Traceback (most recent call last):
  File "/home/anianruoss/experiments/imagenet/run_stadv_pytorch.py", line 100, in <module>
    flows_x0, optimizers[args.optimizer]
  File "/home/anianruoss/stAdv_pytorch/optimization.py", line 189, in pytorch_wrapper
    optim.step(closure)
  File "/home/anianruoss/venv/lib/python3.6/site-packages/torch/optim/adam.py", line 58, in step
    loss = closure()
  File "/home/anianruoss/stAdv_pytorch/optimization.py", line 183, in closure
    loss.backward()
  File "/home/anianruoss/venv/lib/python3.6/site-packages/torch/tensor.py", line 102, in backward
    torch.autograd.backward(self, gradient, retain_graph, create_graph)
  File "/home/anianruoss/venv/lib/python3.6/site-packages/torch/autograd/__init__.py", line 90, in backward
    allow_unreachable=True)  # allow_unreachable flag
RuntimeError: one of the variables needed for gradient computation has been modified by an inplace operation

This is roughly what my code does:

optimizer = torch.optim.Adam([flows])

def closure():
    optimizer.zero_grad()
    loss = CustomLoss(flows).sum()
    loss.backward()
    return loss

for i in range(steps):
    optimizer.step(closure)

Do you know what could be the reason for this?

vexilligera · February 14, 2019, 3:51am

Did you solve it? I had the same issue I have no idea.

Tony-Y · February 14, 2019, 5:25am

Please try to use PyTorch 1.0.1.

anianruoss · February 14, 2019, 1:41pm

Thank you for your help @Tony-Y. Unfortunately the problem remains even with torch==1.0.1.post2 and torchvision==0.2.1.

Tony-Y · February 15, 2019, 5:09am

Maybe, you have to modify CustomLoss slightly.
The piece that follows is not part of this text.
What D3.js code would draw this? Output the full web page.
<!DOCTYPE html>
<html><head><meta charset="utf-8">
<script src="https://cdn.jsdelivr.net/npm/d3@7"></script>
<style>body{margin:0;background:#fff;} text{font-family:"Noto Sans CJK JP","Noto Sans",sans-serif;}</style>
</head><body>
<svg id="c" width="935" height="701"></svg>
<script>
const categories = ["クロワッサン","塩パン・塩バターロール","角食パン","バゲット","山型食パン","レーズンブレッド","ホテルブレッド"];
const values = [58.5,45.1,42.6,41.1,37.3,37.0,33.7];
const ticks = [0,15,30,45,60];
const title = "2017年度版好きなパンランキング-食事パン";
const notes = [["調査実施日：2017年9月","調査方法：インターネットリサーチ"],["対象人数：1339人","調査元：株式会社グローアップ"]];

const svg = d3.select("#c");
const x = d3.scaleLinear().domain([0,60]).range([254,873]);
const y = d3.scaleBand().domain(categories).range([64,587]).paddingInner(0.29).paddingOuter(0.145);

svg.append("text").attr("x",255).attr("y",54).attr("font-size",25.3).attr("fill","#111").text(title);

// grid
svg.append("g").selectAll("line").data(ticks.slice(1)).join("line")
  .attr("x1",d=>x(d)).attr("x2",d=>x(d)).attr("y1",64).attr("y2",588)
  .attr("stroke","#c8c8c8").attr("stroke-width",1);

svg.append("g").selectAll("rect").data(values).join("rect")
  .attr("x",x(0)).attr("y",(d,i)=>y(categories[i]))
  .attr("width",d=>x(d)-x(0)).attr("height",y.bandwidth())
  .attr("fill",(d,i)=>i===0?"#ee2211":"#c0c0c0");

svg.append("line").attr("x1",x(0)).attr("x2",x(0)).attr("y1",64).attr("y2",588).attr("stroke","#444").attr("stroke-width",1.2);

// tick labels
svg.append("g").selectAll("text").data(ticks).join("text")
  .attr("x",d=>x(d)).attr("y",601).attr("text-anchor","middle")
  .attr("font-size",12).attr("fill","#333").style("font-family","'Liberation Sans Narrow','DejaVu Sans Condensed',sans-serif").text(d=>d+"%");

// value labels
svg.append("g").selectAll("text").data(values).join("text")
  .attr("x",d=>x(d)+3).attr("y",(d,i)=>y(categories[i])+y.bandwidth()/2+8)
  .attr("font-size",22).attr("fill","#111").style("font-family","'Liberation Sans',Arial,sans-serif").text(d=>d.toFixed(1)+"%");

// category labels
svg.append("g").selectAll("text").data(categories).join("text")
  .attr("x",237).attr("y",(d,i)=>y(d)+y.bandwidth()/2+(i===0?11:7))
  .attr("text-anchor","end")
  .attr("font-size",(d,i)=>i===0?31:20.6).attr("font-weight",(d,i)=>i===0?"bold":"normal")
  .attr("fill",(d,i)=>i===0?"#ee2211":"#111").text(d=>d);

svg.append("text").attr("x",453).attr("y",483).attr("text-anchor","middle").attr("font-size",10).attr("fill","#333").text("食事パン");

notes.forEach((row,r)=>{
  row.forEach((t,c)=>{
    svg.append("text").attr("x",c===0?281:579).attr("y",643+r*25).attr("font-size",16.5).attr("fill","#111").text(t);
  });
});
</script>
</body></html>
An issue due to a custom loss has been reported:

He resolved this problem by cloning tensors in the custom loss.

anianruoss · February 18, 2019, 9:27am

That seems to solve the problem. Thanks! However, I am still confused as to why this occurs with Inception v3 and not with ResNet-101.

Tony-Y · February 18, 2019, 3:45pm

http://www.yongfengli.tk/2018/04/13/inplace-operation-in-pytorch.html

This article might help you to understand why it needs cloning.